Khurram Zaki, bloggeur musulman chiite, a payé de sa vie ses prises de position courageuses.Khurram Zaki dirigeait le site Let us build Pakistan, consacré à l’actualité politique et religieuse de son pays. Plusieurs photos le présentent en compagnie de membres du clergé chrétien pakistanais, lors de processions religieuses. Il arrivait même qu’il porte la croix en ces occasions, un geste lourd de conséquences pour un musulman : dans l’islam, le Christ n’a jamais été crucifié. Khurram Zaki était lui-même issu d’une minorité persécutée dans son pays, les chiites, et il dénonçait régulièrement les exactions commises à l’encontre des chrétiens.
Il défiait un mollah
Le bloggeur avait été rendu célèbre pour une manifestation organisée devant la Mosquée rouge, sanctuaire islamique au cœur d’Islamabad. Le rassemblement visait Abdel Aziz, le directeur de la mosquée, qui avait refusé de condamner les attentats des talibans de Peshawar le 16 décembre 2014 : l’assassinat de 150 étudiants, surtout des adolescents, d’une école miliaire dans le Nord-Ouest du pays. Le site du bloggeur dénonçait aussi bien les irrégularités démocratiques de son pays que l’extrémisme religieux : deux problèmes indissociables et qui empêchaient, selon lui, les Pakistanais de bâtir leur société.

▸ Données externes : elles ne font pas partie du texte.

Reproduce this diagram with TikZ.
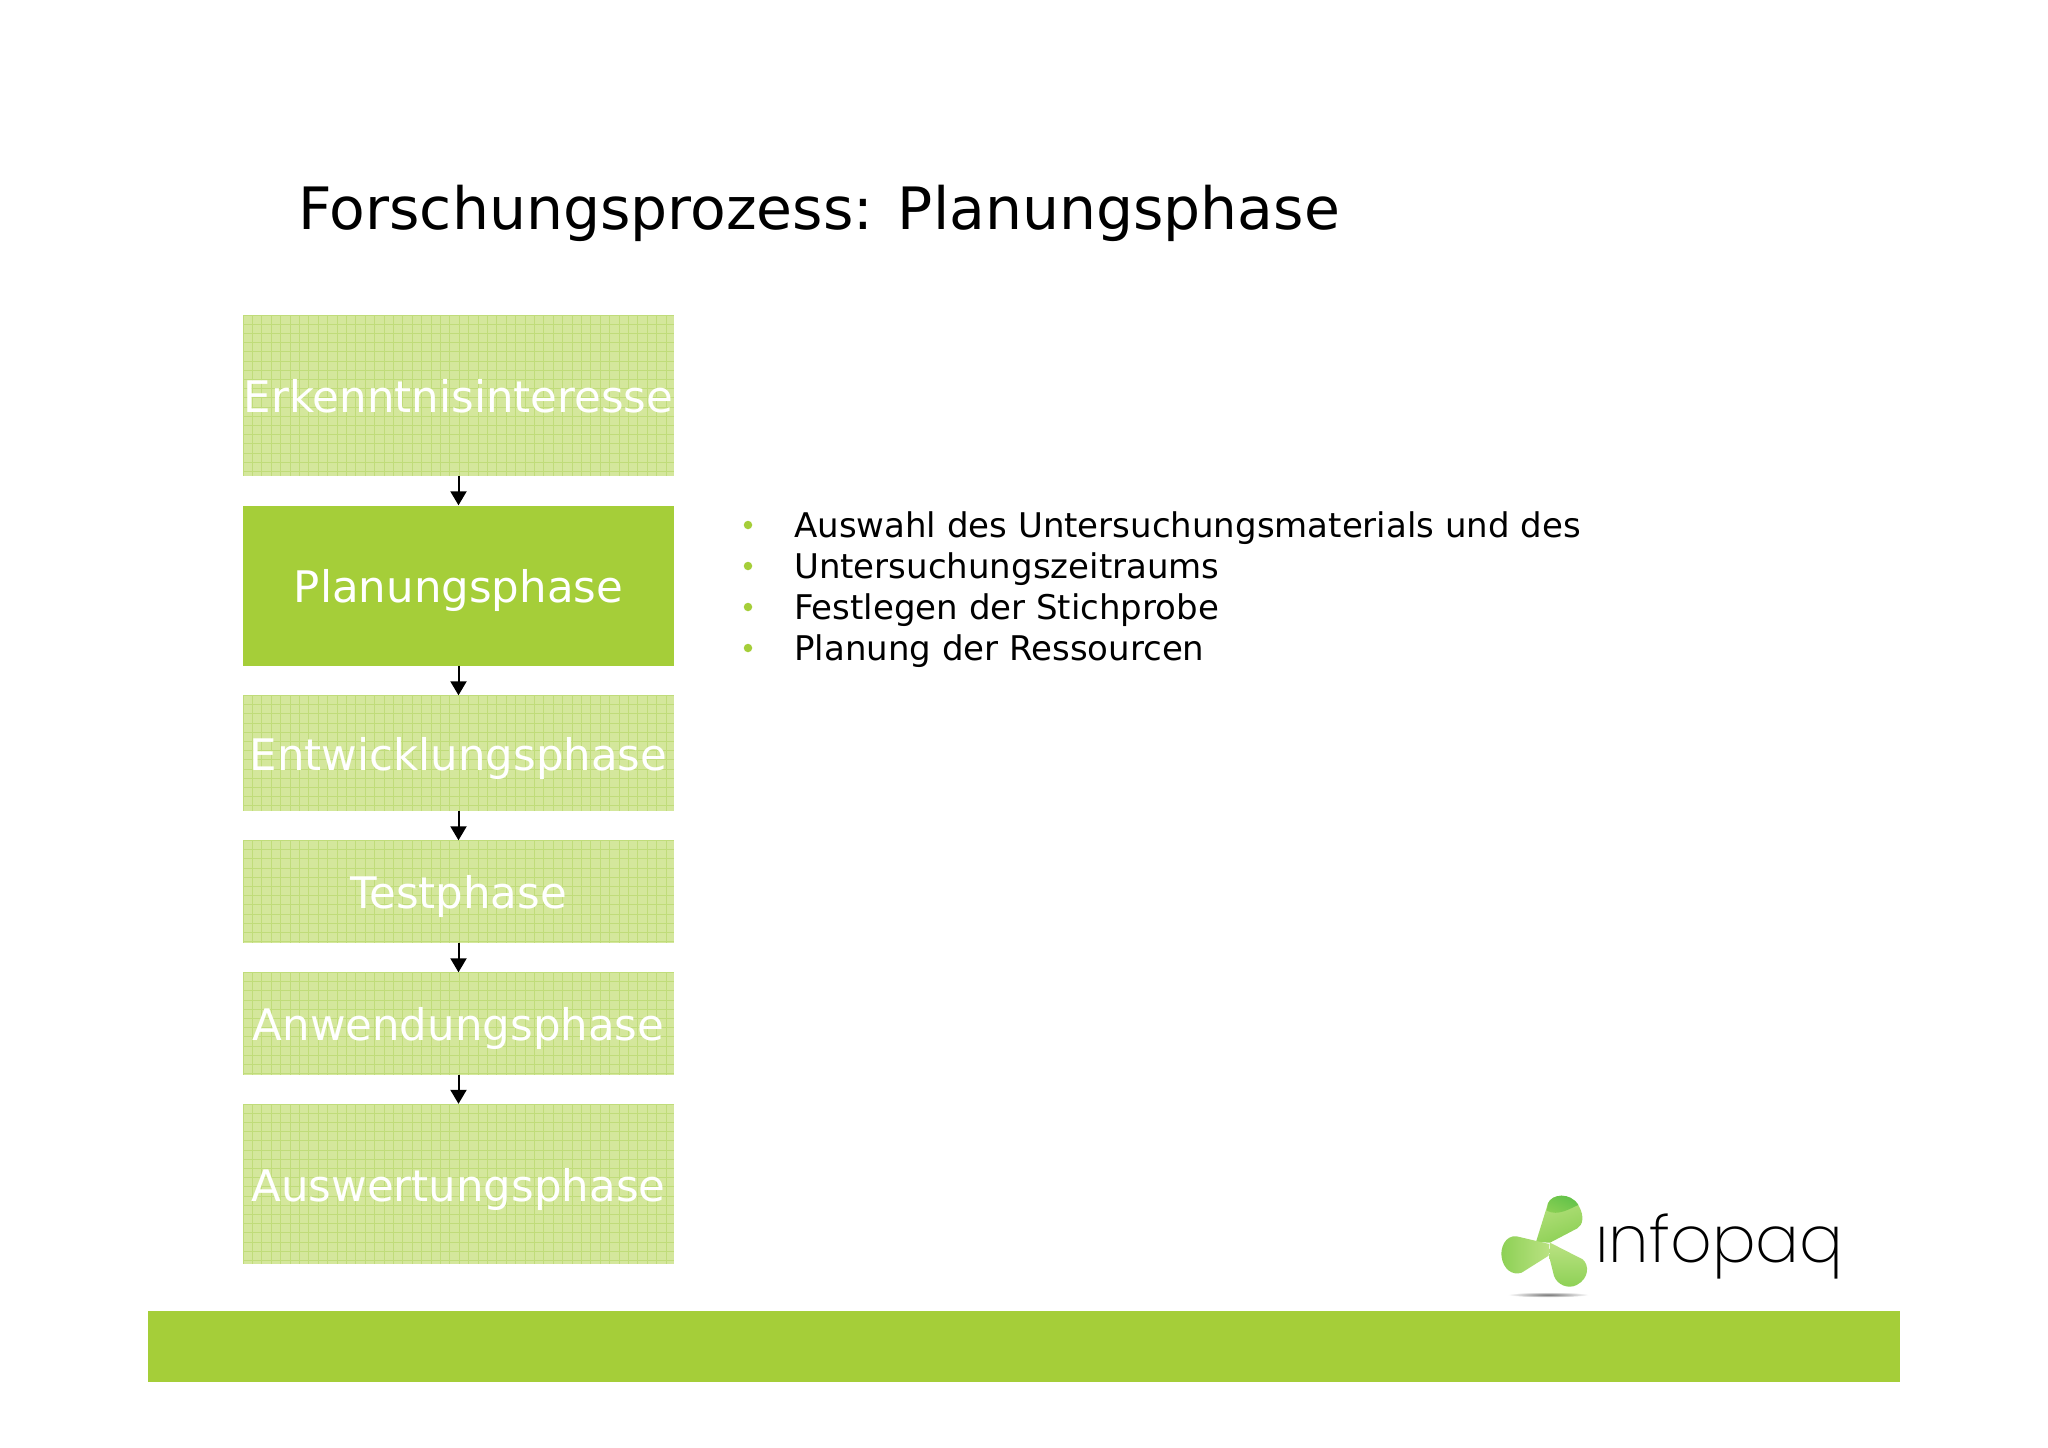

La signature des terroristes
Le samedi 7 mai dernier, il dînait dans un restaurant de Karachi lorsque des terroristes l’ont mitraillé. Deux de ses amis, assis avec lui ont été blessés. Le groupe taliban “Hakeemullah” a revendiqué l’assassinat. En 2015 déjà, l’activiste Sabeen Mahmud, connue pour avoir critiqué le prêcheur de la Mosquée rouge avait été assassinée alors qu’elle conduisait sa voiture.
“Nous avons perdu beaucoup d’amis”
Le métier de journaliste est risqué au Pakistan, souligne Irfan Mufti, directeur de l’ONG South Asia Partnership Pakistan à Asianews. “Nous avons perdu beaucoup d’amis, témoigne-t-il. Les défenseurs des droits de l’homme sont menacés, les journalistes sont attaqués depuis de nombreuses années. Cet état a failli à nous protéger ; peut-être est-il devenu une victime de sa complaisance.”
Demande de justice
À la suite de l’enterrement de Khurram Zaki, des manifestations ont eu lieu pour réclamer justice, sans résultat pour le moment. L’impunité des criminels est un nouveau signe inquiétant, souligne une autre militante pakistanaise, Saeeda Deep qui constate que ses compatriotes semblent apathiques, silencieux, imperméables au dialogue : “Il devient impossible d’avoir une discussion fondée sur la logique”, déplore-t-elle.